Maarten Vanden Eynde

The Power of None (2018), Artefact, STUK, Leuven, Belgium, 2018 (photo: Kristof Vrancken)

The Power of None (2018), Artefact, STUK, Leuven, Belgium, 2018 (photo: Kristof Vrancken)

'The Power of None' is a multifaceted installation that deals with the different agencies of silicon, tracing its past, present and future potential. It is the basic material in the production of integrated circuits used in computers, TVs, mobile phones and all types of electronic equipment and semiconductor devices, and is also used in large quantities for the production of photovoltaic solar cells. Since the beginning of the digital revolution, microchips made of silicon have consistently been reducing in size, as articulated in Moore’s Law in 1965 (Intel founder Gordon E. Moore predicted that the number of transistors on a microchip would double every two years, though the cost of computers has halved). By the beginning of the twenty-first century the traditional chip circuitry made of silicon had become too microscopic to work reliably, marking the end of the silicon age.

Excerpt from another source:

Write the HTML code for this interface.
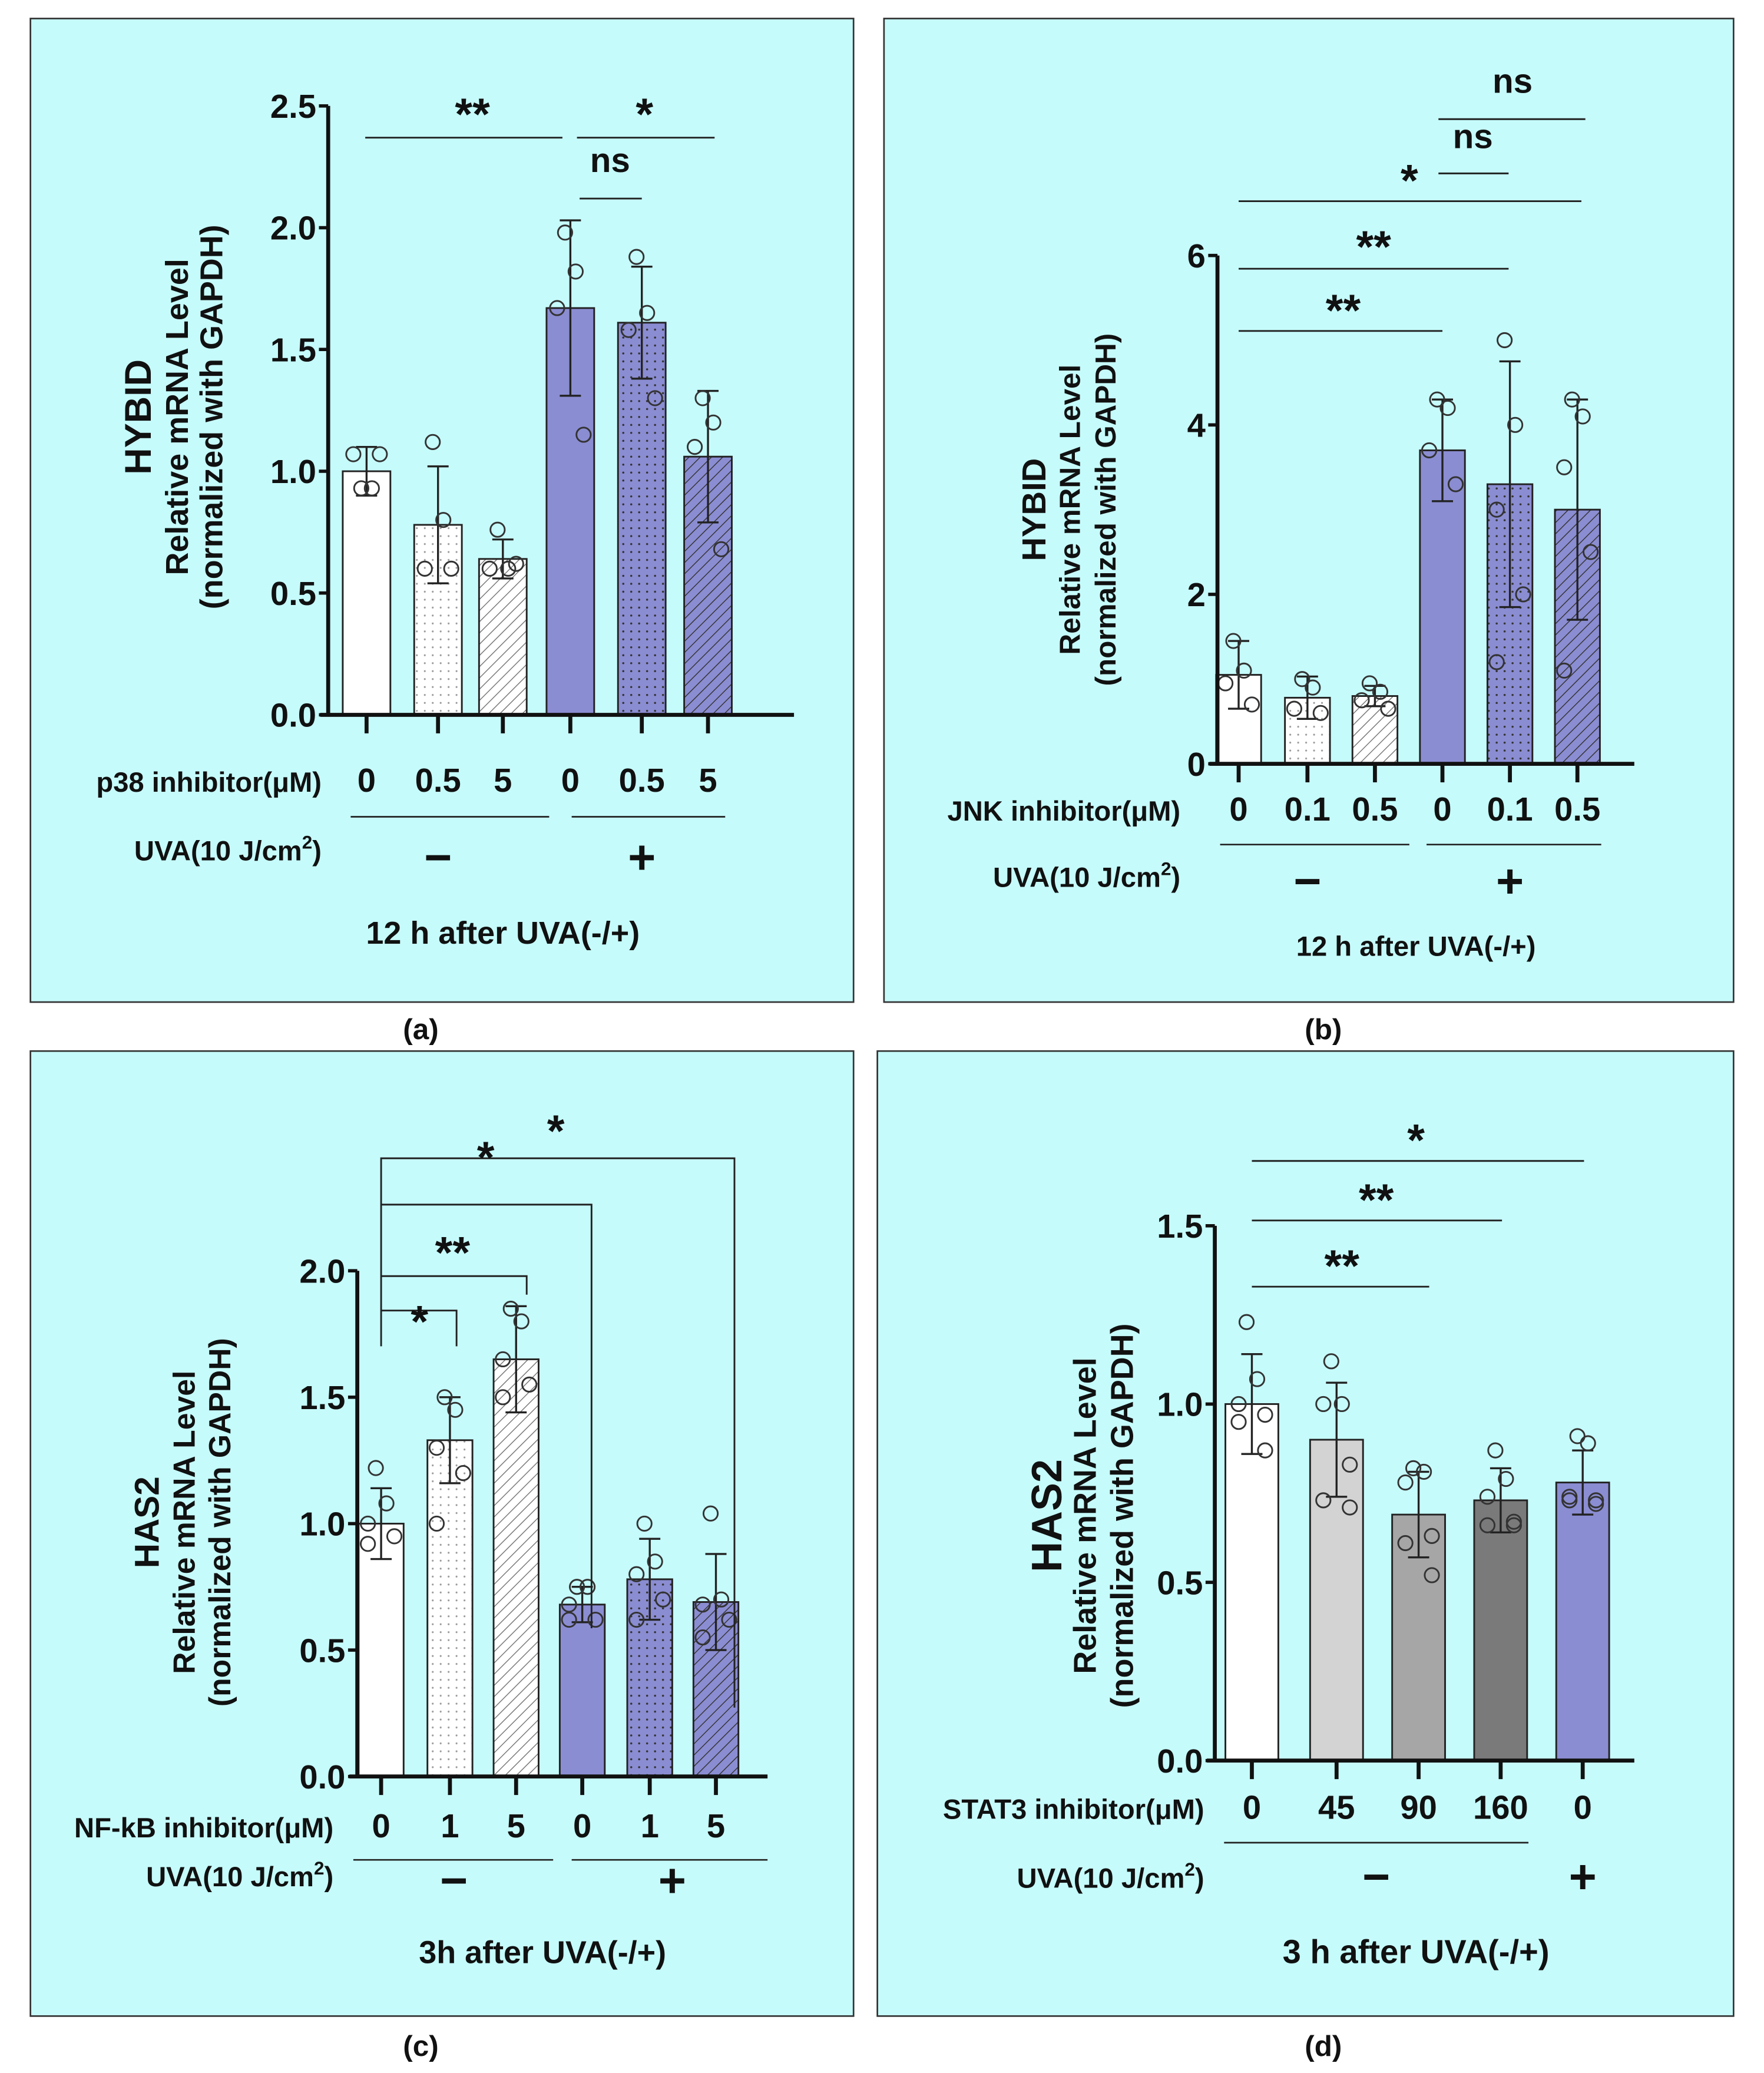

In the centre of 'The Power of None' is a silicon copy of a human brain, commemorating humans as the first computers, or ‘calculators’ as they were called in the mid-twentieth century. Surrounding it is a field of silicon wafers – the raw material used to produce transistors – mounted on supports such as circular solar panels and connected to the central brain by raw copper wires, arranged to resemble a devoted army or cult. Made visible on the silicon wafers is a variety of centric diatoms. Diatoms form a major group of micro-algae and are one of the commonest types of phytoplankton; uniquely, their cell wall is made of silica. Researchers use diatoms and other single-celled algae as templates for developing new solar cells that can produce up to three times as much energy as conventional ones.

The diatoms in 'The Power of None' are derived from the world-famous 'Universum Diatomacearum Möllerianum', which is housed in a vault in the Meise Botanic Garden in Belgium. Made by Johann Diedrich Möller in 1890 and consisting of 4026 different species of diatom, it is the micro- biologists’ holy grail. The original images of the individual diatoms, each with a unique ornamental form, are scanned and transferred onto the silicon wafers using specialised photography and printing techniques.